— WHAT IS BEING ASKED —
Check each line of the records below for the word "seaborn" and copy those where it appears.

— DATA LINES —

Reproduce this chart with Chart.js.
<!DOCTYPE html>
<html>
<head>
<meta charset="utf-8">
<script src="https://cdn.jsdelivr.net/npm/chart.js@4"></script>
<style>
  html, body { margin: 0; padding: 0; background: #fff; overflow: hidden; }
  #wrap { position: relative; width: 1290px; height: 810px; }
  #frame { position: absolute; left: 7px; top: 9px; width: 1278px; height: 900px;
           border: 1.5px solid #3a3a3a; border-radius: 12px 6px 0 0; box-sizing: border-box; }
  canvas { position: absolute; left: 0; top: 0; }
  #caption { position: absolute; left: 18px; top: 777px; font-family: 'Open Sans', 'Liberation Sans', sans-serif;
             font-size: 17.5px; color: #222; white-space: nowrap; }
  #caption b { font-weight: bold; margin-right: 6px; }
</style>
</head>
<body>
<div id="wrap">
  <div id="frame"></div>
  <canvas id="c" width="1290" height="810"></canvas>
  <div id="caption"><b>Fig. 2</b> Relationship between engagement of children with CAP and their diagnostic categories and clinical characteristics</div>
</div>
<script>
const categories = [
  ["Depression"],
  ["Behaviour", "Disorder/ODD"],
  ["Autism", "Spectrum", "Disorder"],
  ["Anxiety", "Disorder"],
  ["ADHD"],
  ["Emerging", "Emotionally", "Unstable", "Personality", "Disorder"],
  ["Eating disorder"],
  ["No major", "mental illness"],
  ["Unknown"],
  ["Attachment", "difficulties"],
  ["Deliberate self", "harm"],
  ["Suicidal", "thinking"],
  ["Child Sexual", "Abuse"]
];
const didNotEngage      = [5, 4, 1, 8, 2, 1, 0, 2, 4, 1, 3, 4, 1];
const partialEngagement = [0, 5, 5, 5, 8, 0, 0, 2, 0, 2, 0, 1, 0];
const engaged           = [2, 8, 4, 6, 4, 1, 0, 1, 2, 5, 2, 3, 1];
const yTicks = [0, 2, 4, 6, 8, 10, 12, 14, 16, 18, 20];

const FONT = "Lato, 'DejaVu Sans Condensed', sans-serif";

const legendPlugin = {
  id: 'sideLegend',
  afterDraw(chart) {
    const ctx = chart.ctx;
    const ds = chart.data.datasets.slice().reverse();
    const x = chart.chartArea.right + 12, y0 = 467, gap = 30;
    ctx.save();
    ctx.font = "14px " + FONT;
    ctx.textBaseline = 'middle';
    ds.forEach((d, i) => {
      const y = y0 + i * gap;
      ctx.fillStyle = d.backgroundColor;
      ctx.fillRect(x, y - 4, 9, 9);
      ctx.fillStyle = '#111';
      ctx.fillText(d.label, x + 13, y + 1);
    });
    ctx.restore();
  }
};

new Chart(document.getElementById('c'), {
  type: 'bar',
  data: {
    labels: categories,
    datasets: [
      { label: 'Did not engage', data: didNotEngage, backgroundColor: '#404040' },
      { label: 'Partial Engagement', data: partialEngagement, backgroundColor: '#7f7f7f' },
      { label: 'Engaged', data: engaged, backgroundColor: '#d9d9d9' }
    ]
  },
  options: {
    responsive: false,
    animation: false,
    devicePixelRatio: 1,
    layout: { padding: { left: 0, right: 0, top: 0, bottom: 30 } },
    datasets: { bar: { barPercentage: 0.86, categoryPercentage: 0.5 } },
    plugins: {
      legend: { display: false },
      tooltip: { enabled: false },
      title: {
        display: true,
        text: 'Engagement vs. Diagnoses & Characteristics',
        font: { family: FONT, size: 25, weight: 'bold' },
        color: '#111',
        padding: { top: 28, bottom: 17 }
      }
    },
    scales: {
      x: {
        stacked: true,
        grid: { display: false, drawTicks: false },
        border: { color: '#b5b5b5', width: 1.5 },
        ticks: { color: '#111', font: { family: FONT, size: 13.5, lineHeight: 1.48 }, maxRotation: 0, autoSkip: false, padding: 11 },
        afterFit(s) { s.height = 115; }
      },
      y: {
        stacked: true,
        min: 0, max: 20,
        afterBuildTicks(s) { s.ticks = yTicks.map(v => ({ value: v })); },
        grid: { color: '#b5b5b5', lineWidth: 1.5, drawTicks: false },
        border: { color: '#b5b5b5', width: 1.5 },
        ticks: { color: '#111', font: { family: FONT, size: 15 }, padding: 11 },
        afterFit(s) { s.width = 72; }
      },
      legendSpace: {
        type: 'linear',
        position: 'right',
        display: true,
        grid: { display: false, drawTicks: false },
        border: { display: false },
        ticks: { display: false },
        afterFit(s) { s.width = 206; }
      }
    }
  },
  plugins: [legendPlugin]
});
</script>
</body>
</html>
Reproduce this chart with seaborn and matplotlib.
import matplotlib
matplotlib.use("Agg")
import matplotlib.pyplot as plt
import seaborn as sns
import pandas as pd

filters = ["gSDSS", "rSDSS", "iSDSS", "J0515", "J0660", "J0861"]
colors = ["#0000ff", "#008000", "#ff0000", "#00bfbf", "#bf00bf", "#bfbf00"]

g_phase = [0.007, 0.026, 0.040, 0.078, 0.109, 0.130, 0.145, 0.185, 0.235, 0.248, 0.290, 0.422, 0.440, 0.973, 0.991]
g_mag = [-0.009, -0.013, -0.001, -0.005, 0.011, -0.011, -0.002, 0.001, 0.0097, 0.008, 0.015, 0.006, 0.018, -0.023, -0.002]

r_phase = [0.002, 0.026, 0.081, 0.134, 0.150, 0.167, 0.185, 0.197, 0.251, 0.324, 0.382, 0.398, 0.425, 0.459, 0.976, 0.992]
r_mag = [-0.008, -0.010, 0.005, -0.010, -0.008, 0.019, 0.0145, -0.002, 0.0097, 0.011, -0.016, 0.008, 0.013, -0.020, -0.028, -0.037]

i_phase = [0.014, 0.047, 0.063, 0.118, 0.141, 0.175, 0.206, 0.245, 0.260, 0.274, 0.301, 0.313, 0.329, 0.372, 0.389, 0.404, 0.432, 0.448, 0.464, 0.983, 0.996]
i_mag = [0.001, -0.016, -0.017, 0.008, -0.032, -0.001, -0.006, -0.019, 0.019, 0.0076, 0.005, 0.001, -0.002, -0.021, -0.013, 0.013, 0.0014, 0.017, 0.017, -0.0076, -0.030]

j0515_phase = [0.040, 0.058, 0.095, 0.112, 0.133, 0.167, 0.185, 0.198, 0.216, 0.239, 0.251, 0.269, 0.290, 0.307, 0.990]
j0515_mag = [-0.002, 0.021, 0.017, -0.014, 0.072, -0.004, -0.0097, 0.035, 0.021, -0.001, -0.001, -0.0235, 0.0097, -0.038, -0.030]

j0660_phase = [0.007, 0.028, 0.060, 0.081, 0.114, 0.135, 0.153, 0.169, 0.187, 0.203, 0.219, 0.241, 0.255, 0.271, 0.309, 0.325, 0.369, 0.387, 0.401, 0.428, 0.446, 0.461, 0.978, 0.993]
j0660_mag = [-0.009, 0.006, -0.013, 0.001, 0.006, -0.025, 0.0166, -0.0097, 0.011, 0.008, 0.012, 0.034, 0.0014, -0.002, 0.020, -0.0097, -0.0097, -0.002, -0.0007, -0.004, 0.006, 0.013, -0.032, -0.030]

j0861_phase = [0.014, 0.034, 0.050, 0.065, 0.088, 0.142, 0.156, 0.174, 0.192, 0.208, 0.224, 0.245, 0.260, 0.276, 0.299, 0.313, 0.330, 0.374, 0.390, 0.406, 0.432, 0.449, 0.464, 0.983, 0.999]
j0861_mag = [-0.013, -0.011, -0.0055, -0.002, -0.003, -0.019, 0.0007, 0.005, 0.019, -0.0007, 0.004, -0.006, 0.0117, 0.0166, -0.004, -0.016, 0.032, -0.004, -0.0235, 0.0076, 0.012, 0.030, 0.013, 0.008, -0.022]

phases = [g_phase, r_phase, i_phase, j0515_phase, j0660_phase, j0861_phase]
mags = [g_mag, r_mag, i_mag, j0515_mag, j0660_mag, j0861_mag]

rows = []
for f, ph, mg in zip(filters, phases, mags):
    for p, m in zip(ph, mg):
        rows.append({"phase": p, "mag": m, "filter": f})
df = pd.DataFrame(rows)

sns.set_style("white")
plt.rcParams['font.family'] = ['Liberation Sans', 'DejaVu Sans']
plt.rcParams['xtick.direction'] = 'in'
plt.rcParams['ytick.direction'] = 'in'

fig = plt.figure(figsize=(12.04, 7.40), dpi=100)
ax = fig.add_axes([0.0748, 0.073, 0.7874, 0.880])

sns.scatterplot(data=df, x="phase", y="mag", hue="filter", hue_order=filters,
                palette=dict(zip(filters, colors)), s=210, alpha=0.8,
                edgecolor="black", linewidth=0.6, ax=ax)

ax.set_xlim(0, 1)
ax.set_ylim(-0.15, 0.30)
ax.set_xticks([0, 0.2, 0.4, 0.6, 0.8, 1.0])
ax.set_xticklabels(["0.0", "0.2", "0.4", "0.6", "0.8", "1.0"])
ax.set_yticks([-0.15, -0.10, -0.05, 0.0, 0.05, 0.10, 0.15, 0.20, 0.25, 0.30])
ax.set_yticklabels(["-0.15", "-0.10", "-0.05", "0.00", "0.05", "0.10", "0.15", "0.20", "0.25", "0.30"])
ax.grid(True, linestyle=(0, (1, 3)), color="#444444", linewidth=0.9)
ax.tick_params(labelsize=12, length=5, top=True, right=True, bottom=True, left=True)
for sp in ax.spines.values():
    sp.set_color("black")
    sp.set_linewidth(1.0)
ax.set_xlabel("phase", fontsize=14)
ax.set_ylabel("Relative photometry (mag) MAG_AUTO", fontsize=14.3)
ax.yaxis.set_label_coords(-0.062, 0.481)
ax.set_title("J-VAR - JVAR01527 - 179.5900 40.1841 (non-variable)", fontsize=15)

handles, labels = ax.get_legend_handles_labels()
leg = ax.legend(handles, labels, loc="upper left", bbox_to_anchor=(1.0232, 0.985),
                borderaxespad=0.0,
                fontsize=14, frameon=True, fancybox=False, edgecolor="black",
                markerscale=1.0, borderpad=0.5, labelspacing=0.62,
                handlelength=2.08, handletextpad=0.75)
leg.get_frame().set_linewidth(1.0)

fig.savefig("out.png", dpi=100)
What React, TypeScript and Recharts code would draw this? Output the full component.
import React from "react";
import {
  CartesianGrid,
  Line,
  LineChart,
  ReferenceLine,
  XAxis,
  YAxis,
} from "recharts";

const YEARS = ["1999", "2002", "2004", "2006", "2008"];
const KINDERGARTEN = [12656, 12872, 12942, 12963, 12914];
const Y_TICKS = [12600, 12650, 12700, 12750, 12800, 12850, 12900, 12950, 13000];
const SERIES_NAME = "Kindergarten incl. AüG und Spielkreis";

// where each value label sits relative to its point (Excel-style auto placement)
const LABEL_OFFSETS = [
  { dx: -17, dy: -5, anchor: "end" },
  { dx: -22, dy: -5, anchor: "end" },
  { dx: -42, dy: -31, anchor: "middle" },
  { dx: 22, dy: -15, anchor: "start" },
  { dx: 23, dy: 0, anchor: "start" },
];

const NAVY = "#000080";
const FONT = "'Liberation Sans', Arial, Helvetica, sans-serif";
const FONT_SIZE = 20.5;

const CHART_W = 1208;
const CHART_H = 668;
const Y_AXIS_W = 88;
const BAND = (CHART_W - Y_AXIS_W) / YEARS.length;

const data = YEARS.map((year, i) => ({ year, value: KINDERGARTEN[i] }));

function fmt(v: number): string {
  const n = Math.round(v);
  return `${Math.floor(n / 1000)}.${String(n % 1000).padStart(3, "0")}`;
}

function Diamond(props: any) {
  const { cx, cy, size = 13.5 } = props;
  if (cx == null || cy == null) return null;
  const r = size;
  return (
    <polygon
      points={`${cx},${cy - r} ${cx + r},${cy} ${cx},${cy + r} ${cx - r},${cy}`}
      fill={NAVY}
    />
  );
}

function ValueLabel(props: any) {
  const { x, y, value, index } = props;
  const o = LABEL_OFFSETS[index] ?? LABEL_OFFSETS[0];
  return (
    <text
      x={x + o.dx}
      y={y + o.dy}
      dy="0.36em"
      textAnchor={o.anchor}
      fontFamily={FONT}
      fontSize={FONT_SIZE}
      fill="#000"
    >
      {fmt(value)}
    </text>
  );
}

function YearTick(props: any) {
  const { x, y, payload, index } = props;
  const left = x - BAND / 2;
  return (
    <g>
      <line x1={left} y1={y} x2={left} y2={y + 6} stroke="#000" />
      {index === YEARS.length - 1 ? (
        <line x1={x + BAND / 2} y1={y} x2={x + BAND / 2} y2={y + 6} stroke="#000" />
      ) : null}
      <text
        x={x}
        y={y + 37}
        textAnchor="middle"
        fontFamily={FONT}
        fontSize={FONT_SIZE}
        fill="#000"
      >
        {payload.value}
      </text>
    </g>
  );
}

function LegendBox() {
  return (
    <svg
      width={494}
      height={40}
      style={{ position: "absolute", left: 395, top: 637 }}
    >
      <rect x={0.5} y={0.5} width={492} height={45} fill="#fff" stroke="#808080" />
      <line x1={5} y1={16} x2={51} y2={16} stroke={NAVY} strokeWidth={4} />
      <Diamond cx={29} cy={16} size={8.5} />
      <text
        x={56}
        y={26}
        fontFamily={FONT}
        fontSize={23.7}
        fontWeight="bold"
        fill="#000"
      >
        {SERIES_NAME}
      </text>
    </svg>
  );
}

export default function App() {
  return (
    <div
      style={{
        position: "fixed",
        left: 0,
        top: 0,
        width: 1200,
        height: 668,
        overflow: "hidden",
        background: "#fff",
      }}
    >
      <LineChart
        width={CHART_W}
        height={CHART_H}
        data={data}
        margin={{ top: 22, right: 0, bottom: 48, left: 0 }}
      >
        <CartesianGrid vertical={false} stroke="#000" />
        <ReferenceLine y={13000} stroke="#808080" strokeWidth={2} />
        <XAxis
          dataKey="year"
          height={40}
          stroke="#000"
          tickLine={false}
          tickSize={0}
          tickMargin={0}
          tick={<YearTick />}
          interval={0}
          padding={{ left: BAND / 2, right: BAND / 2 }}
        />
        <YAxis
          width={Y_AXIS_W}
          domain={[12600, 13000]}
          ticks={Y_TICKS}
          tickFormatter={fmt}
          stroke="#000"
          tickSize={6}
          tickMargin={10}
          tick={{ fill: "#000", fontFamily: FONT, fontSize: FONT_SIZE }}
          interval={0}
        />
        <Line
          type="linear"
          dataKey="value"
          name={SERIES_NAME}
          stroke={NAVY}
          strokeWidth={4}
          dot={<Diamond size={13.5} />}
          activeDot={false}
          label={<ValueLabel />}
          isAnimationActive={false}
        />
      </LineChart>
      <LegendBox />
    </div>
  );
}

— THE REPLY —
Reproduce this chart with seaborn and matplotlib.
import seaborn as sns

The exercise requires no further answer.